The promise is false. Code copying does not position us to work faster next week, but slower. Say you have five lines of code in an if/else statement inside a loop in one of your functions: code which converts a Lead to a Customer. I need to do the same, so I cut those lines from your function and paste it into mine. As a result:
  1. The compiler has to compile that code twice.
  2. If there is a defect, it needs to be corrected twice or it will be reported as a regression.
  3. If I realize an improvement in my code, I have to back-feed it into yours or callously leave yours unimproved. Is it likely I will spend my feature development time fixing your code?
  4. There is now even more untested code in the system.

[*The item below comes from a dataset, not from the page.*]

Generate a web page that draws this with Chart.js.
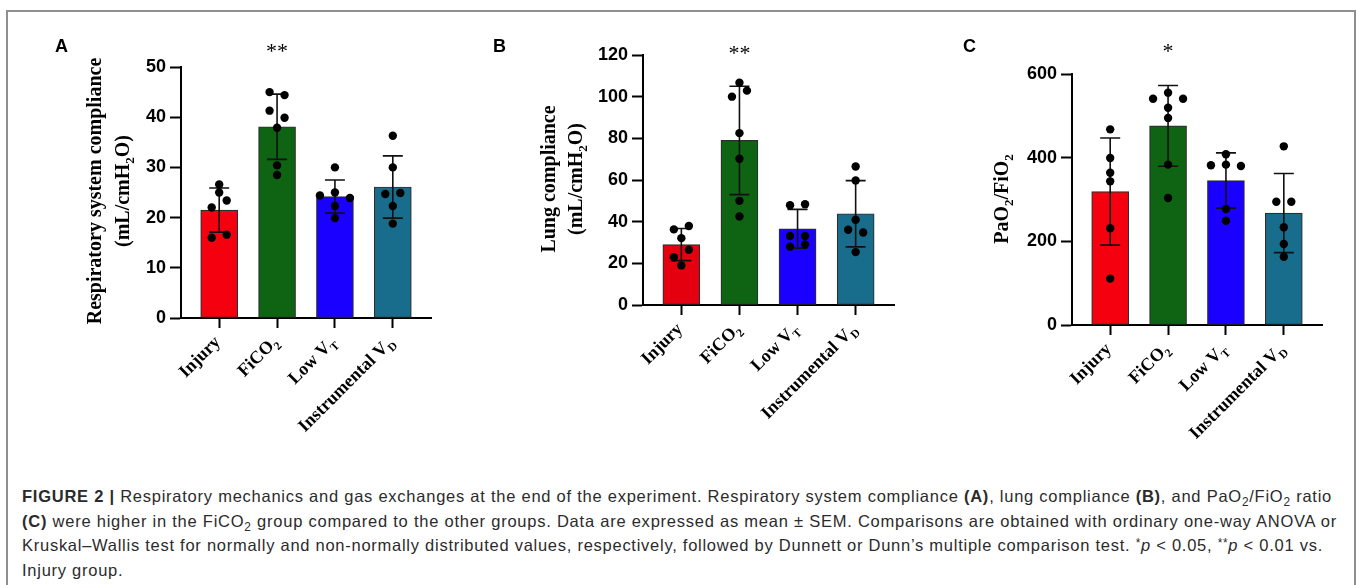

  5. If Lead-to-Customer conversion gathers new requirements, we have to find both examples and enhance them. Heaven help us if we miss the one the customers actually use most!
  6. We are working against our IDE, which would happily have located the conversion method for us, had it not been scribbled into the middle of our individual functions.
  7. If I write unit tests for my copy, yours is still untested.
  8. When QC tests your functionality, they will need to cover the edge cases of customer conversion. They they will need to cover those cases again in my code.
  9. When our two versions diverge, programmers may use either my improved or your unimproved version. They may reinvent my improvement, wasting time for little gain.
  10. Our business people request that our coworkers build a batch customer conversion feature, but there is no function to convert leads to customers. The coworkers must reinvent the process or find and evaluate our copies. Either way, they have wasted development time.
  11. The code we pasted into now is doing multiple things, making it harder to read and comprehend.
  12. The code we pasted into is likely leaking variables that would have been encapsulated in a single function call.
  13. It is very likely that our merged functions are harder to optimize than they would have been with a shared function call in place.
If the code is written perfectly, never needed anywhere else, and subject to no requirement changes, then copying would be harmless, but in such cases copying is not necessary. To copy code, then, is to ignore the consequences to the team in order to seem to be done sooner. This is an act of selfishness.

The bias against code duplication goes well beyond being a pet peeve of the Agile Otter. It has been well-explained by many programming texts. For a few online references, see what people say about duplicate code at Wikipedia, C2, Ralph Johnson's blog, the "prag progs", or the abstraction principle. Big balls of mud grow from accumulated dirt, and much of that dirt is the residue from "quick and dirty" programming. After all, what is mud but dirt that is not DRY?

Habitually copying and pasting code among function bodies is not an act of heroism, but rather an act of corporate sabotage. It is sad that we do not treat it as such.